[BEGIN Items]

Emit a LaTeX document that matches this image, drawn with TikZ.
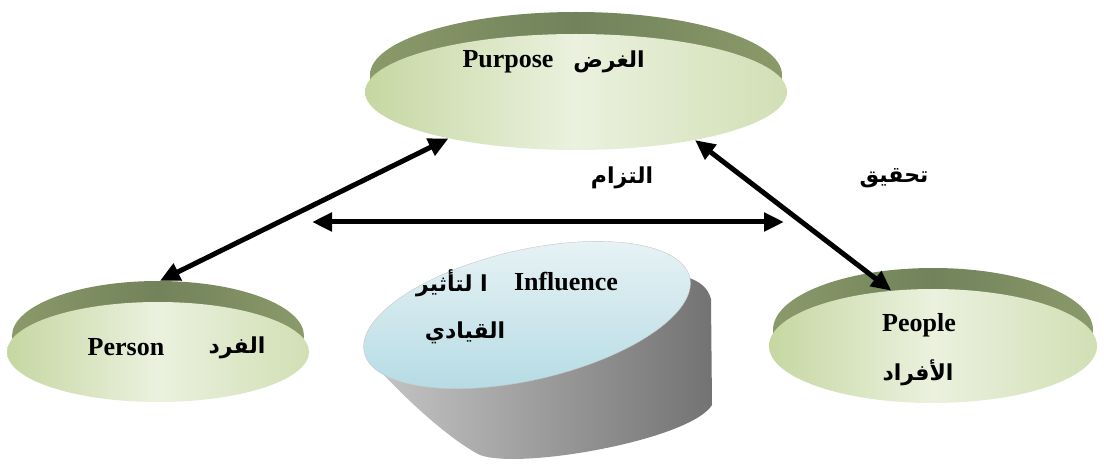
\documentclass[tikz,border=0pt]{standalone}
\usepackage{fontspec}
\setmainfont{Liberation Serif}
\newfontfamily\arabicfont[Script=Arabic]{DejaVu Sans}
\TeXXeTstate=1
\usetikzlibrary{shapes.geometric,arrows.meta}

\definecolor{rimdark}{HTML}{72825A}
\definecolor{rimlight}{HTML}{8A9A6A}
\definecolor{faceedge}{HTML}{C6D7A2}
\definecolor{facemid}{HTML}{EBF1DE}
\definecolor{lensedge}{HTML}{B3DAE3}
\definecolor{lenstop}{HTML}{EAF4F6}

\tikzset{
  rim/.style={ellipse, left color=rimlight, right color=rimlight, middle color=rimdark},
  face/.style={ellipse, left color=faceedge, right color=faceedge!80, middle color=facemid},
  entext/.style={font=\fontsize{26}{30}\selectfont\bfseries},
  artext/.style={font=\fontsize{22}{26}\selectfont\arabicfont\bfseries},
  link/.style={line width=5pt, {Triangle[length=20pt,width=18pt]}-{Triangle[length=20pt,width=18pt]}}
}

\begin{document}
\begin{tikzpicture}[x=1pt,y=1pt]
\useasboundingbox (0,0) rectangle (1104,464);

% discs
\node[rim, minimum width=412pt, minimum height=126pt] (purpose-rim) at (576,389) {};
\node[face, minimum width=422pt, minimum height=116pt] (purpose) at (576,372) {};
\node[rim, minimum width=292pt, minimum height=110pt] (person-rim) at (158,128) {};
\node[face, minimum width=302pt, minimum height=100pt] (person) at (158,112) {};
\node[rim, minimum width=320pt, minimum height=124pt] (people-rim) at (933,134) {};
\node[face, minimum width=328pt, minimum height=114pt] (people) at (933,118) {};

% influence cylinder
\shade[left color=black!22, right color=black!55]
  (366,109) .. controls (400,69) and (450,24) .. (480,9)
  .. controls (520,-6) and (690,24) .. (712,59)
  -- (711,165) .. controls (708,176) and (700,183) .. (686,187)
  -- (527,149) -- cycle;
\node[ellipse, draw=gray!45, top color=lenstop, bottom color=lensedge,
  minimum width=334pt, minimum height=130pt, rotate=13] (influence) at (527,149) {};

% texts
\node[entext] (purpose-en) at (508,402) {Purpose};
\node[artext] (purpose-ar) at (609,402) {\beginR الغرض\endR};
\node[entext] (person-en) at (126,117) {Person};
\node[artext] (person-ar) at (237,116) {\beginR الفرد\endR};
\node[entext] (people-en) at (919,139) {People};
\node[artext] (people-ar) at (918,91) {\beginR الأفراد\endR};
\node[entext] (influence-en) at (566,182) {Influence};
\node[artext] (influence-ar) at (452,181) {\beginR ا لتأثير\endR};
\node[artext] (influence-ar2) at (465,131) {\beginR القيادي\endR};
\node[artext] (commit) at (622,286) {\beginR التزام\endR};
\node[artext] (achieve) at (894,286) {\beginR تحقيق\endR};

% arrows
\coordinate (commit-l) at (312,242);
\coordinate (commit-r) at (784,242);
\draw[link] (person-rim.88) -- (purpose.200);
\draw[link] (purpose.338) -- (people.127);
\draw[link] (commit-l) -- (commit-r);
\end{tikzpicture}
\end{document}
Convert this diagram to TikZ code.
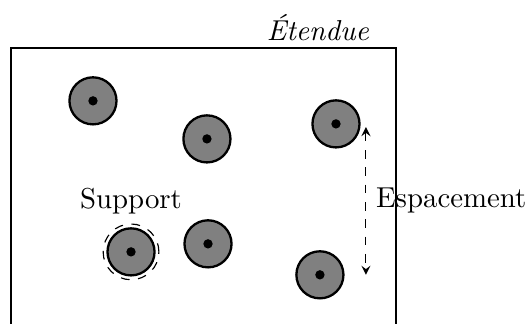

[END Items]

Please transcribe, word for word, every line from the first line of the records above through the line containing "(0,0) rectangle (1104,464);", and leave out any pictures.

* _Answer to this task_
Emit a LaTeX document that matches this image, drawn with TikZ.
\documentclass[tikz,border=0pt]{standalone}
\usepackage{fontspec}
\setmainfont{Liberation Serif}
\newfontfamily\arabicfont[Script=Arabic]{DejaVu Sans}
\TeXXeTstate=1
\usetikzlibrary{shapes.geometric,arrows.meta}

\definecolor{rimdark}{HTML}{72825A}
\definecolor{rimlight}{HTML}{8A9A6A}
\definecolor{faceedge}{HTML}{C6D7A2}
\definecolor{facemid}{HTML}{EBF1DE}
\definecolor{lensedge}{HTML}{B3DAE3}
\definecolor{lenstop}{HTML}{EAF4F6}

\tikzset{
  rim/.style={ellipse, left color=rimlight, right color=rimlight, middle color=rimdark},
  face/.style={ellipse, left color=faceedge, right color=faceedge!80, middle color=facemid},
  entext/.style={font=\fontsize{26}{30}\selectfont\bfseries},
  artext/.style={font=\fontsize{22}{26}\selectfont\arabicfont\bfseries},
  link/.style={line width=5pt, {Triangle[length=20pt,width=18pt]}-{Triangle[length=20pt,width=18pt]}}
}

\begin{document}
\begin{tikzpicture}[x=1pt,y=1pt]
\useasboundingbox (0,0) rectangle (1104,464);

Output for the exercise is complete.